Welcome!
The only issue you’re likely to run in to with a ripping engine like Windows Media Player concerns the names of your individual audio tracks or files. Once we cure this, you can easily navigate through your audio book, in this case, the Bible.
Here’s the primary problem: when ripping an audio CD, we’re dealing with a known, published music CD, with names for the individual tracks, even album information, cover art, et cetera.
With an audio book, we’re dealing with a musc more specialized media. As you converted the CD using WiMP, were the original files standard CD audio, or MP3 files? This is easily determined of the CD is made to play on a home stereo, portable CD player- the tracks are standard CD PCM audio format. PCM files have no names embedde within them, hence out issue.
MP3, on the other hand, has a secret weapon: the MP3 format includes metadata, or embedded information, that tells us just what the files are. These are the ID3 tags that you will see mentioned often here in the Sansa Forums.
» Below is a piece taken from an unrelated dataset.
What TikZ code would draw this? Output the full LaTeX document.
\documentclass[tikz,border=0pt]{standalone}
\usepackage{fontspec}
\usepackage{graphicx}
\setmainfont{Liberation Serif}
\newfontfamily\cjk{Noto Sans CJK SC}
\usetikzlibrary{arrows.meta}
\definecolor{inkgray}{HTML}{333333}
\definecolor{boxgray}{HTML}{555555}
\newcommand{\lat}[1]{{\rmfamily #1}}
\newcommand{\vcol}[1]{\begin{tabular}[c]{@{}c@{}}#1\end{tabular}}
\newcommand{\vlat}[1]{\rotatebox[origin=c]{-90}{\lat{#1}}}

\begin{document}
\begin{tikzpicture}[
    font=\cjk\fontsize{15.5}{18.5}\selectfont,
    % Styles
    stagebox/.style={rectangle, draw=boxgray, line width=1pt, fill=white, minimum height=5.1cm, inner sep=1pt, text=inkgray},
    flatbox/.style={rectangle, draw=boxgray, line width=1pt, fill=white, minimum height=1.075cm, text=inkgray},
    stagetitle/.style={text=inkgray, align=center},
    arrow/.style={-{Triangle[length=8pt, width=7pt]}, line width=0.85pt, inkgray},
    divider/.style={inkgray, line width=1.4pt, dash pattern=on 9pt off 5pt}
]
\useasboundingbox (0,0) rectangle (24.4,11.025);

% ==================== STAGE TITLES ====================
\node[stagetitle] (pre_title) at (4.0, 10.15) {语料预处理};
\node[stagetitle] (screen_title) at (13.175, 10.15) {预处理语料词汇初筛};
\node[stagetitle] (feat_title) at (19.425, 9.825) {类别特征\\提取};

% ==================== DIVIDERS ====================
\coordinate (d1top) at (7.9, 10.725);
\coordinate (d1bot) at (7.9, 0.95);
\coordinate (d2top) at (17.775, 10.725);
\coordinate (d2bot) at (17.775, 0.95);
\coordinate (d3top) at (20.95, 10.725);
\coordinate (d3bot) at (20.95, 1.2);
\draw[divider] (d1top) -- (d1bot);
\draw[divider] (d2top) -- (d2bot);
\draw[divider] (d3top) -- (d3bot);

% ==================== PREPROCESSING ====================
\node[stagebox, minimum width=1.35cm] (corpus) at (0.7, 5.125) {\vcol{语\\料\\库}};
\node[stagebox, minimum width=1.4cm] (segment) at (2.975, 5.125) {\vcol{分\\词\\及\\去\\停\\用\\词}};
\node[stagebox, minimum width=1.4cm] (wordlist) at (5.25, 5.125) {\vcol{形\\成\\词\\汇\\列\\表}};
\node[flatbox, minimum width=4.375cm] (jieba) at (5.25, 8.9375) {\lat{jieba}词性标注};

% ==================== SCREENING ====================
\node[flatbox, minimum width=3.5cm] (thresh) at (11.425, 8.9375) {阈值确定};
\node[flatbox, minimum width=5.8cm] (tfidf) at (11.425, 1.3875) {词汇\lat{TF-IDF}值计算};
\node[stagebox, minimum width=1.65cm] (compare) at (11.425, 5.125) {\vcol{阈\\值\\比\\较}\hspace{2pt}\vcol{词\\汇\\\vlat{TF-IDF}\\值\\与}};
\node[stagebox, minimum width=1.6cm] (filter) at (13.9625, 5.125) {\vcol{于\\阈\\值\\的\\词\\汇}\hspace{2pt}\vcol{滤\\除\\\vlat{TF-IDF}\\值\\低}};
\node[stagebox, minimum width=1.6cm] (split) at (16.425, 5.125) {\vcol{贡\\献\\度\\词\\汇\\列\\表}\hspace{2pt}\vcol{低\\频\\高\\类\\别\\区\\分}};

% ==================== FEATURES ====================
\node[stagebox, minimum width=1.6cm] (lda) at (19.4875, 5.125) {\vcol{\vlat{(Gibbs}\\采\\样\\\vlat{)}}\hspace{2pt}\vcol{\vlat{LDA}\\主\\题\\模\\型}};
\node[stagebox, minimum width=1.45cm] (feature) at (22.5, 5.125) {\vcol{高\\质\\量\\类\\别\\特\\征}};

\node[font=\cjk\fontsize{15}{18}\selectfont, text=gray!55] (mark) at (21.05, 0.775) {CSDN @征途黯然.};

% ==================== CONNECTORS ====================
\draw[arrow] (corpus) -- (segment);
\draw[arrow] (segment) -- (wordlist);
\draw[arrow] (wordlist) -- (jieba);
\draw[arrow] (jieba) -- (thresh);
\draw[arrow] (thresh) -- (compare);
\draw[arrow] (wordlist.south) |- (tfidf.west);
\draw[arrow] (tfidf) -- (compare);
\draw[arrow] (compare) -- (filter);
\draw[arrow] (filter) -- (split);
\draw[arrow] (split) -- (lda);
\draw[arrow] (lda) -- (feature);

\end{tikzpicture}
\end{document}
No worries! We’ll get you up to speed.
In a nutshell, the Sansa navigates (lists) your audio files based upon the ID3 tag information in the files. This is the Album / Artist / Genre / Song information we need.
Download this handy tool,MP3Tag, a free application. With MP3Tag, you can edit the tag information, and your Bible can be indexed properly. For a Bible audiobook, you will need to change the genre of the tracks to audiobook. This will allow you to separare the Bible (or any spoken word tracks, for that matter) from your music files, making things more convenient
Hey, want to try something cool? On teh Fuze, go to Music > Folders > Internal Memory > MSC or MTP (depending upon your connection for transfer) > Music > here you can manually locate the Bible tracks. Folder view works universally, but as you will find for the Bible, it’s great to separate them into more palatable pieces, like Mark, Matthew, Luke, Romans, etc.
Install MP3Tag, and you’ll see how nice it is to have an application designed to catalog your metadata for you. the Sansa likes ID3v2.3 ISO 8859-1 format.